Research Article: Poor outcomes in recurrent tuberculosis: More than just drug resistance?

Date Published: May 6, 2019

Publisher: Public Library of Science

Author(s): Danielle B. Cohen, Geriant Davies, Wakisa Malwafu, Helen Mangochi, Elizabeth Joekes, Simon Greenwood, Liz Corbett, S. Bertel Squire, Hasnain Seyed Ehtesham.


Approximately 11% of people reported to have tuberculosis (TB) have previously received treatment. Clinical outcomes are consistently poor on retreatment regimens, however reasons for this are unclear. This study aimed to explore factors which may contribute to unsuccessful outcomes in retreatment TB.

A prospective cohort of consecutive patients starting WHO Category II retreatment regimen was recruited at a central hospital in Malawi. Participants were evaluated at baseline, after completion of the intensive phase at 2-months, and at the end of the 8-month treatment course. Patients were assessed for respiratory co-morbidity; anaemia; renal impairment; diabetes; Anti-retroviral (ART) failure; and drug toxicity. Amongst 158 patients entering TB care at the point of a recurrent episode, only 92 (58%) had a microbiologically confirmed diagnosis. The prevalence of drug resistance was low (9.6%). Of the 158 patients, 131 (83%) were HIV-positive, of whom 96 (73%) were on ART. Of 63 patients on ART >1 year, 24 (38%) had ART failure. Chronic lung disease was found in 88% on CT thorax, including scarring (80%), bronchiectasis (61%), COPD (22%), and destroyed lung (19%). Spirometry revealed restrictive deficit in 60%, and obstructive deficit in 7% of patients. Anaemia and renal impairment were common (34% and 45% respectively). Ototoxicity developed in 32%, and nephrotoxicity in 15%. 40% of patients reported peripheral neuropathy. Liver injury developed in 4%.

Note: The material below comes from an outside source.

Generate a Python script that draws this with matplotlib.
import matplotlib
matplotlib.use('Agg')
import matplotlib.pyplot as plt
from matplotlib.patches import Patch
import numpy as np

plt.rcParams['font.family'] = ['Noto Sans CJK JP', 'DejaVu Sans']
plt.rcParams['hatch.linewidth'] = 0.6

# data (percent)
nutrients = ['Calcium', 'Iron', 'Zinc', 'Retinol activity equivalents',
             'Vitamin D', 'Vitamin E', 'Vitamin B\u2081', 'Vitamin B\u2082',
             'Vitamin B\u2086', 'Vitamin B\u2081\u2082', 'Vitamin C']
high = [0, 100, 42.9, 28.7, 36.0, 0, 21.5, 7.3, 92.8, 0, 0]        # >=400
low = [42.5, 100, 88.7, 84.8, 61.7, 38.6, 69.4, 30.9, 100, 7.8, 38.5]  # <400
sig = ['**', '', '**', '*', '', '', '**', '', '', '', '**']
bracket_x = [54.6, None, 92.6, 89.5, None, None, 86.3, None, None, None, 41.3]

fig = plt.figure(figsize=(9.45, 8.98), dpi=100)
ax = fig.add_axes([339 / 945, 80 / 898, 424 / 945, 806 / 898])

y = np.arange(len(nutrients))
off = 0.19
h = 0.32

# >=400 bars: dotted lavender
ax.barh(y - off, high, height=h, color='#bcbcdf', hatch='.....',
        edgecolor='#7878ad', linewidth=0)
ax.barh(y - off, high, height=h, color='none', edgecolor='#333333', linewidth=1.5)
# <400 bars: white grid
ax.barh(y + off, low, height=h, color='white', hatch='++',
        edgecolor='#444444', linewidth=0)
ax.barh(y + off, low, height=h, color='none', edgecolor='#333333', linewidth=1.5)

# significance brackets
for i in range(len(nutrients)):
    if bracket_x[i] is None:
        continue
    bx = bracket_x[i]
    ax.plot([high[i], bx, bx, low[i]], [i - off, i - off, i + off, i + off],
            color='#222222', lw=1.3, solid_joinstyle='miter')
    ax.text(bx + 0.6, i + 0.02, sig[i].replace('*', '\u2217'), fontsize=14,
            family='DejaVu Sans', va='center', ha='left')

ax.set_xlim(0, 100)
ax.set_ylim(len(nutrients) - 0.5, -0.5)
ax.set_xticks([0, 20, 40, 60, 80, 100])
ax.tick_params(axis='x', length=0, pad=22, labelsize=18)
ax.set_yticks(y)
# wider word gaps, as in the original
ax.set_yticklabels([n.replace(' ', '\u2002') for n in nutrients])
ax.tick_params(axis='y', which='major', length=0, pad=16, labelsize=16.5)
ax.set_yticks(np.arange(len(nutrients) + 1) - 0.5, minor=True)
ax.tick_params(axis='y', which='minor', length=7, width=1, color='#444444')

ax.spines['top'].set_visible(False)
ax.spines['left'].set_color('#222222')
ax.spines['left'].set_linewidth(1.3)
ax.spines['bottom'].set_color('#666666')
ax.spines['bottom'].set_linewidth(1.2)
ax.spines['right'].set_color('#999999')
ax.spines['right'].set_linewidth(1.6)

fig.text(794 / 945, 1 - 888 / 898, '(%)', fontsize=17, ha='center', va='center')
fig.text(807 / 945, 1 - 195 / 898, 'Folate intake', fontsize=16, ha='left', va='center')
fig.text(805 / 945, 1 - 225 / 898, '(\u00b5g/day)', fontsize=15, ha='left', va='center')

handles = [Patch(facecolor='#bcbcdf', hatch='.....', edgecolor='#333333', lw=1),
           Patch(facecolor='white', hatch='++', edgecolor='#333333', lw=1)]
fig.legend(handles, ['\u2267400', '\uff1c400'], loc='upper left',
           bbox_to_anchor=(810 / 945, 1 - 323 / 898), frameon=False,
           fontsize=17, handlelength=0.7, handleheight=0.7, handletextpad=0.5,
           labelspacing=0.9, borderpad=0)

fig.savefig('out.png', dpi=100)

If outcomes are to be improved in retreatment TB, there is an urgent need to address the impact of other co-morbid medical conditions including chronic lung disease, HIV and ART failure.

Partial Text

Each year, approximately 11% of all people reported to have tuberculosis (TB) have previously received treatment, which in 2016 amounted to 0.6 million people [1]. Although it accounts for a minority of those treated for TB, retreatment TB is associated with a disproportionate burden for patients, families and health systems.

Between June 2013 and September 2014, 158 patients were enrolled (Fig 1). Baseline characteristics of the study population are shown in Table 1.

This study confirms once again that outcomes in patients receiving recurrent courses of TB treatment are poor with only 68.4% of patients successfully completing treatment. Despite no rifampicin resistance in this cohort, outcomes were no better than those reported for the treatment of MDR-TB in many other cohorts [21]. More importantly, these data also provide new insights into reasons which may explain poor outcomes in patients with retreatment tuberculosis.